Work required: Retype, with no alterations, every line between the one containing "Recreate this image" and the one containing "fix_seg = [0] * 10 + [1] * 4 + [2] * 3", counting both of those lines too. Pictures are to be left out.

Data for the task:
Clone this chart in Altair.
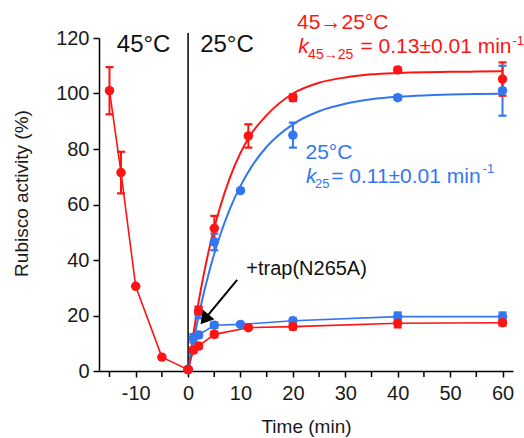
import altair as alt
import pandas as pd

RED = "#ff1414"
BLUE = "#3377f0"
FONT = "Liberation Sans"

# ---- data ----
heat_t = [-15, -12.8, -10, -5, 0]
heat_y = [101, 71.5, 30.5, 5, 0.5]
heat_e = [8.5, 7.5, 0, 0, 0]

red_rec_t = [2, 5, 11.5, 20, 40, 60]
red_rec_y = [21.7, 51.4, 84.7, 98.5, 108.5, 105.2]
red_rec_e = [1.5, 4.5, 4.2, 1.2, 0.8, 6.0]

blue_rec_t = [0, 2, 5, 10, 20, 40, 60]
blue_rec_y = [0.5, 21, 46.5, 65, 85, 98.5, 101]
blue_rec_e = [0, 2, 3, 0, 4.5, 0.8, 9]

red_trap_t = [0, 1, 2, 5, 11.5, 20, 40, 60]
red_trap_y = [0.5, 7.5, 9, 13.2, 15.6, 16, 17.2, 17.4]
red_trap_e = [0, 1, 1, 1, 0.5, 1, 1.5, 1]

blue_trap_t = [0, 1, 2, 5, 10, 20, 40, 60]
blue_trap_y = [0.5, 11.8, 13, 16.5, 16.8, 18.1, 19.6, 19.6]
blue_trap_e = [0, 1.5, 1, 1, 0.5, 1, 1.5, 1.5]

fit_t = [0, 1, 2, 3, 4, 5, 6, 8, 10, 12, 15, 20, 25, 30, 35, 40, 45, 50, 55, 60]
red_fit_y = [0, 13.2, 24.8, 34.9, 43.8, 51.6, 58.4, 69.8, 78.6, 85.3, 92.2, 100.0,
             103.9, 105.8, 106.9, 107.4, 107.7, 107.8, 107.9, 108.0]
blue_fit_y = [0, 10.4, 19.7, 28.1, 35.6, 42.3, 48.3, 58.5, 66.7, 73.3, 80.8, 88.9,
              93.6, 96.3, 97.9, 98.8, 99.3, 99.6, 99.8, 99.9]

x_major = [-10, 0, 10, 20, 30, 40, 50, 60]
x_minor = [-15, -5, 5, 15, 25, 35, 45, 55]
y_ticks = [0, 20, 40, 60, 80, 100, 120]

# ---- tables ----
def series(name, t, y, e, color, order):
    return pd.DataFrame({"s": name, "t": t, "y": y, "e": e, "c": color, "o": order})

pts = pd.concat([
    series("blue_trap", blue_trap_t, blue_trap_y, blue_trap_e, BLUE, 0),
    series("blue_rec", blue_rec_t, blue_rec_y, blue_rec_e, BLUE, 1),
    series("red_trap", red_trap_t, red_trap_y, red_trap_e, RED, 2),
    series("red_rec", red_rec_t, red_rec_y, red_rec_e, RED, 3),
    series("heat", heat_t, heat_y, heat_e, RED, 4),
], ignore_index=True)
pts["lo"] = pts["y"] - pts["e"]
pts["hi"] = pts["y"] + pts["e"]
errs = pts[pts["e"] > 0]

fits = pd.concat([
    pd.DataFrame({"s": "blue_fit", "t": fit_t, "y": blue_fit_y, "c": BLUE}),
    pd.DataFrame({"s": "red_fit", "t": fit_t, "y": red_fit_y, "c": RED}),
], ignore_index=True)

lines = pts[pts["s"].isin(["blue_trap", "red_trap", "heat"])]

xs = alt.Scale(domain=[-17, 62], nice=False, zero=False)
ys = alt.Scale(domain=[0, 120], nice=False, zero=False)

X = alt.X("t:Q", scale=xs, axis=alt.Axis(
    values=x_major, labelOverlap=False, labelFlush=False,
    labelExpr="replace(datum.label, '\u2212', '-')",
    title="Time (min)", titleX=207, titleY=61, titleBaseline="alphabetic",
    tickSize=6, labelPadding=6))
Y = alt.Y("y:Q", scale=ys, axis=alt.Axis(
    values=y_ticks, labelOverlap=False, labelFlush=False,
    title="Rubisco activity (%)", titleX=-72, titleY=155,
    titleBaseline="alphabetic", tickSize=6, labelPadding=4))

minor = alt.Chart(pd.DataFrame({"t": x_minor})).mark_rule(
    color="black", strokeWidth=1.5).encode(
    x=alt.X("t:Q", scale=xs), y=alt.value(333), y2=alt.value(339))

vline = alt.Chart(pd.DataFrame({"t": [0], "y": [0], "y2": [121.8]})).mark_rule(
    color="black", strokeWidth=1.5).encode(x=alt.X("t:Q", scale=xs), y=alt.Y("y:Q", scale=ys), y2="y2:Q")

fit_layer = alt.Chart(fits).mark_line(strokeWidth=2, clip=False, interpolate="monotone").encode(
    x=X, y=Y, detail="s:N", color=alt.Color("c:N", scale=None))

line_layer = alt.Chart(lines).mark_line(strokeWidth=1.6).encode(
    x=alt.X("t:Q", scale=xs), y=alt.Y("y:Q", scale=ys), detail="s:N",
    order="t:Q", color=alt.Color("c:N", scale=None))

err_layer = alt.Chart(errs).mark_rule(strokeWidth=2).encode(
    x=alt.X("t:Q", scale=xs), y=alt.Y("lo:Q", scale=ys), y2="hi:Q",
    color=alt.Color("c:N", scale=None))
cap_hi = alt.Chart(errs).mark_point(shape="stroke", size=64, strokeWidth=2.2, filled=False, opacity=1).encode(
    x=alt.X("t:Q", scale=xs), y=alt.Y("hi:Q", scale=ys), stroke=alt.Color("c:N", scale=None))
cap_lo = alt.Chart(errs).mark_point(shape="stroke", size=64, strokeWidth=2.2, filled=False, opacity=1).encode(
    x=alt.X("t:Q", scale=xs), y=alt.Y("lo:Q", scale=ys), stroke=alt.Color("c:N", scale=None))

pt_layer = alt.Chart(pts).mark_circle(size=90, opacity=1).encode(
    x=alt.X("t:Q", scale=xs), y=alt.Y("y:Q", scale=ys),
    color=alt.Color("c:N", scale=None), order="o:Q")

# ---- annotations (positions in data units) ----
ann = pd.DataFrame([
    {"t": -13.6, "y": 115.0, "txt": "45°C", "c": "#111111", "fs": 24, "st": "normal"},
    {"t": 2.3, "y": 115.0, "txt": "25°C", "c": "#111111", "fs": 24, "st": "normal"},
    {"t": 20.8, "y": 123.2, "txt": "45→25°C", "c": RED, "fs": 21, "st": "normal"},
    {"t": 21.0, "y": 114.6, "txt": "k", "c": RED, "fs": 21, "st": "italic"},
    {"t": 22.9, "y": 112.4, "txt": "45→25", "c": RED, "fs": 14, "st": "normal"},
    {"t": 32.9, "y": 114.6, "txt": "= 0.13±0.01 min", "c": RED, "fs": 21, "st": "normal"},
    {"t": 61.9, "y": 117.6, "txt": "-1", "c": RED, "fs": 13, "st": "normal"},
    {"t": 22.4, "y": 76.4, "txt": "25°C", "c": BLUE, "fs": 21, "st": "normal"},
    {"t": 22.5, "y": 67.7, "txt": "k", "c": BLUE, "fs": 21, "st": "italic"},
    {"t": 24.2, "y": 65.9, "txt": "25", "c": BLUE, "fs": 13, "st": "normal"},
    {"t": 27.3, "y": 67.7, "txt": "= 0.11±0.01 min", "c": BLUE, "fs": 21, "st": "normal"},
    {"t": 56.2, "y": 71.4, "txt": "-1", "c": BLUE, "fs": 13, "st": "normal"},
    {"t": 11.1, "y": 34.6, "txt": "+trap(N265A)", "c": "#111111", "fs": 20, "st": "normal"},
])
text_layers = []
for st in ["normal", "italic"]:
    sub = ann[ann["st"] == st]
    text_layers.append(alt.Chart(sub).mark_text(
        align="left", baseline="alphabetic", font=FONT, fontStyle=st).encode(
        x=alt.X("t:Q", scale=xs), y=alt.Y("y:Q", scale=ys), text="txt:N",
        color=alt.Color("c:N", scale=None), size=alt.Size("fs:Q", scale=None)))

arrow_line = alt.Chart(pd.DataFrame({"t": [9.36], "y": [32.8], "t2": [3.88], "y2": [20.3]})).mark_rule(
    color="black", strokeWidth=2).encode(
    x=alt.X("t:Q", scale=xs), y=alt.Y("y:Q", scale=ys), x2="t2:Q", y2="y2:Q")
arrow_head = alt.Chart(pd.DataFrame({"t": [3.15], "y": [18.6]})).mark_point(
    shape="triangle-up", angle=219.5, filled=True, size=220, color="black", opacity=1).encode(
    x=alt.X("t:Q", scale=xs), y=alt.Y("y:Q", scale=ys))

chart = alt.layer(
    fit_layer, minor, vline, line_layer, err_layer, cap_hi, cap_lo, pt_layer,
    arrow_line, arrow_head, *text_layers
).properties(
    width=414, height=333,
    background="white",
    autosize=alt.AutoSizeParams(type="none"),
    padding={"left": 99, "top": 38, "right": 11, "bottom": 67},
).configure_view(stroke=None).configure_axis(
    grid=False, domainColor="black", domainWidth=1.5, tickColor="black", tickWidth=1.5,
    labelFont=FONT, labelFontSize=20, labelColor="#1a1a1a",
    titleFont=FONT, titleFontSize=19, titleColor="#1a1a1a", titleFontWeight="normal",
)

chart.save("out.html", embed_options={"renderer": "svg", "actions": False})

...

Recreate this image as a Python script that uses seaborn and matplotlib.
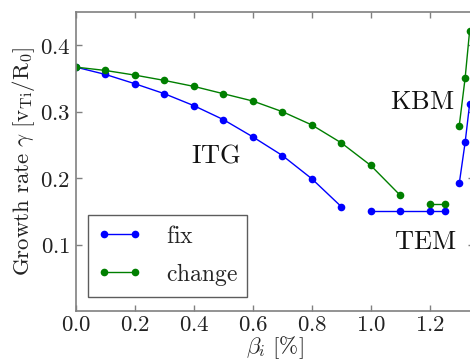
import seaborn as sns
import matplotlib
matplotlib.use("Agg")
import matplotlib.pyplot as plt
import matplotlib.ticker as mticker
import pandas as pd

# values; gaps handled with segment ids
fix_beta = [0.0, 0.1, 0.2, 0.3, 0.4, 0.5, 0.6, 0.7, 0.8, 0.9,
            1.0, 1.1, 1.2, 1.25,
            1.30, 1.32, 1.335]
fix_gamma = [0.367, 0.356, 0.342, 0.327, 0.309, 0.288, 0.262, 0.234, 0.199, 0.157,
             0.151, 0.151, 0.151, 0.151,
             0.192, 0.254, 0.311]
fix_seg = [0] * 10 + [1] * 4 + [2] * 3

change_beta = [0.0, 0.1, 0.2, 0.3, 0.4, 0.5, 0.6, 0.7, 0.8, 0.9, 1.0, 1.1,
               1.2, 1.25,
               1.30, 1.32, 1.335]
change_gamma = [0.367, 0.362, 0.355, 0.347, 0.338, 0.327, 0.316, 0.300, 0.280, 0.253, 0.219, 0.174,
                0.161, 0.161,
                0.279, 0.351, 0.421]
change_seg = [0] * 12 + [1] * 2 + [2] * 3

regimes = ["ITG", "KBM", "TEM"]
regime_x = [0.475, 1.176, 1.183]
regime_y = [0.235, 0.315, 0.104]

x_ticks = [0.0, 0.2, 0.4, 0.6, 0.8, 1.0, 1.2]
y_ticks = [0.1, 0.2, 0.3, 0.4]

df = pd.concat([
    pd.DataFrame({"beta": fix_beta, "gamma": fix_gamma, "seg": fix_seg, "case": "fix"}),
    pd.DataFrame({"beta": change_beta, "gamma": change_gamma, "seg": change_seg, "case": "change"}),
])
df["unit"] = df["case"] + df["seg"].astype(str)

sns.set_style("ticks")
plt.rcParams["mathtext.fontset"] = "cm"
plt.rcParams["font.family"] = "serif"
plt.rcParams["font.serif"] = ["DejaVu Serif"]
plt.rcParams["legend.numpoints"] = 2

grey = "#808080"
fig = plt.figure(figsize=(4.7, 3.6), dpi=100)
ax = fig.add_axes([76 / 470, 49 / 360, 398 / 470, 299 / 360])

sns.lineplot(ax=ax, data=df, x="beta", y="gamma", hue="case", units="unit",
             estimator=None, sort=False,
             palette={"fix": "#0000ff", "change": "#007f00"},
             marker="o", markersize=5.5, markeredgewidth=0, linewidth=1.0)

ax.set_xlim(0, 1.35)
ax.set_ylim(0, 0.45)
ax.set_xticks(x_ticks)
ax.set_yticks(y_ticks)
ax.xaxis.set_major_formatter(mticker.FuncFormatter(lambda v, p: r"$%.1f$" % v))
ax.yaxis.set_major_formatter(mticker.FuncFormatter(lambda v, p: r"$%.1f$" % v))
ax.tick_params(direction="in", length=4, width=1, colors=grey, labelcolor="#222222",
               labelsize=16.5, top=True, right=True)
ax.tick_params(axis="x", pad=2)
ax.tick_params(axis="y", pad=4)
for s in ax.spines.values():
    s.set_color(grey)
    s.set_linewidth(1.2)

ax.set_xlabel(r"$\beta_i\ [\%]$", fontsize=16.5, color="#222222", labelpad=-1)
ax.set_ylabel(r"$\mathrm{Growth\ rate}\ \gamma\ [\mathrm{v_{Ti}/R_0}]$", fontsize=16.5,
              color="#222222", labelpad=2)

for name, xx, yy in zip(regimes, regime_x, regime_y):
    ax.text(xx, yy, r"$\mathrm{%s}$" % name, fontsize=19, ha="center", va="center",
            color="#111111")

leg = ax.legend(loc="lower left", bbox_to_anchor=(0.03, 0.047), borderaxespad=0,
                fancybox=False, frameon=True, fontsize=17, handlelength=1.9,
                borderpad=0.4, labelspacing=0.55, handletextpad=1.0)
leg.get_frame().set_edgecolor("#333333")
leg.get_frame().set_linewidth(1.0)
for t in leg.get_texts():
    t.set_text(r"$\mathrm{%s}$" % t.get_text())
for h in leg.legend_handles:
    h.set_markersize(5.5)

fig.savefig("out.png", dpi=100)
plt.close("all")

Task result:
Recreate this image as a Python script that uses seaborn and matplotlib.
import seaborn as sns
import matplotlib
matplotlib.use("Agg")
import matplotlib.pyplot as plt
import matplotlib.ticker as mticker
import pandas as pd

# values; gaps handled with segment ids
fix_beta = [0.0, 0.1, 0.2, 0.3, 0.4, 0.5, 0.6, 0.7, 0.8, 0.9,
            1.0, 1.1, 1.2, 1.25,
            1.30, 1.32, 1.335]
fix_gamma = [0.367, 0.356, 0.342, 0.327, 0.309, 0.288, 0.262, 0.234, 0.199, 0.157,
             0.151, 0.151, 0.151, 0.151,
             0.192, 0.254, 0.311]
fix_seg = [0] * 10 + [1] * 4 + [2] * 3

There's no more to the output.